Okay, like an overargumentative American, I have taken this argument to its logical extremes: even likening Japan's treatment of foreign players to its treatment of foreign educators, and suggesting that a person who could ameliorate things should do so--by connecting with the public in some way instead of just pitching and laughing to the bank. If you've got the gumption, somebody delink this, please. Tell me why I should stop being annoyed by Nomo.

I appreciate your indulgence. Dave Aldwinckle in Sapporo

PS: I still say that anyone who lives and/or works abroad has an obligation at least try to learn the language. I've expounded away from that point in Nomo's case, but to me that rule is so rife with reason that it feels obvious. I must say that I'm perplexed by those who would argue against it.


I got more fan mail than hate, but nobody had the gumption to delink the issues. Those that disagreed just did so on principle. Hey, it's his life, so leave him alone.

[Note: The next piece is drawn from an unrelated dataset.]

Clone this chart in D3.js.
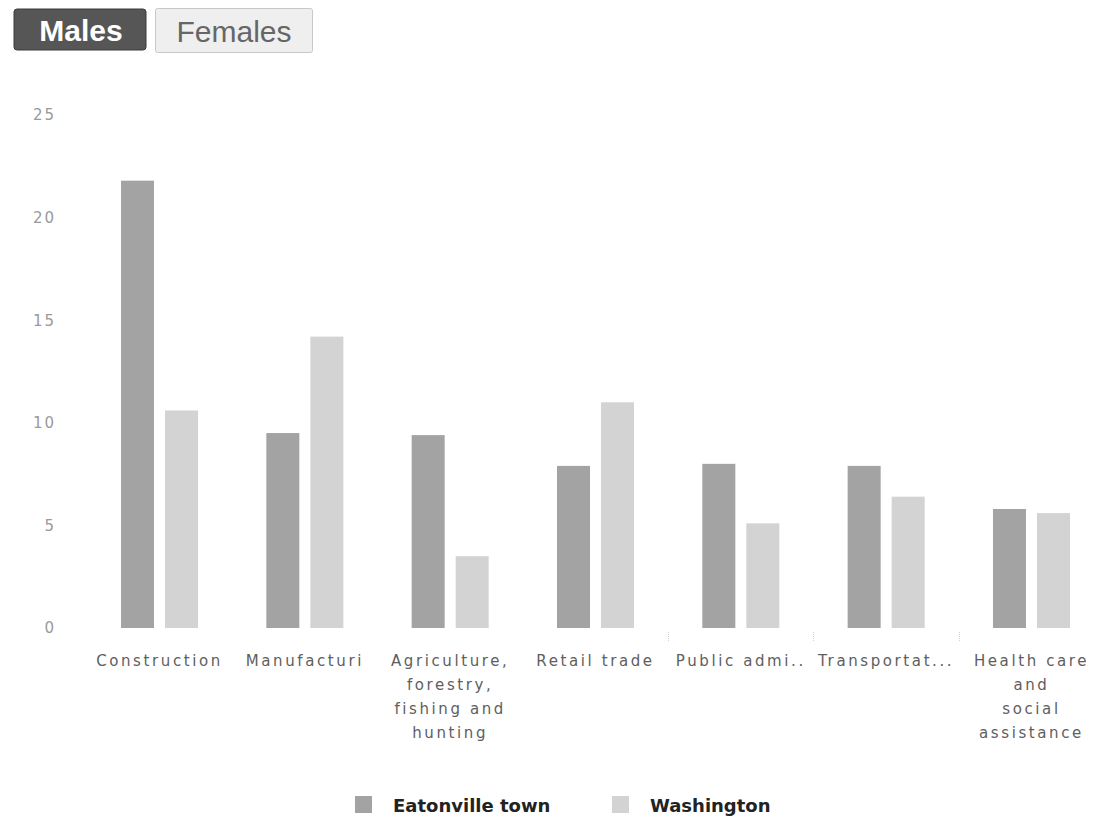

Others were annoyed at my being so Politically Correct (although PC, through its censorship, is more the study of what NOT to do, not what TO do). Not a few Nomo Fans were very unsympathetic towards criticism of a person who carries himself with charm and grace, and shows true talent to boot.

The lesson I learned from all this?

Never take Sports as a topic lightly. I tend to dismiss it as fluff and trivia for people with nothing better to fixate on. But of course it's not that simple. It's the stuff of passion. To some fans, their hero is someone to defend even if he kills somebody.

Sound far-fetched?

Okay. Two letters: O.J.

Dave Aldwinckle

I wound up writing an article on this very topic for the ASAHI EVENING NEWS.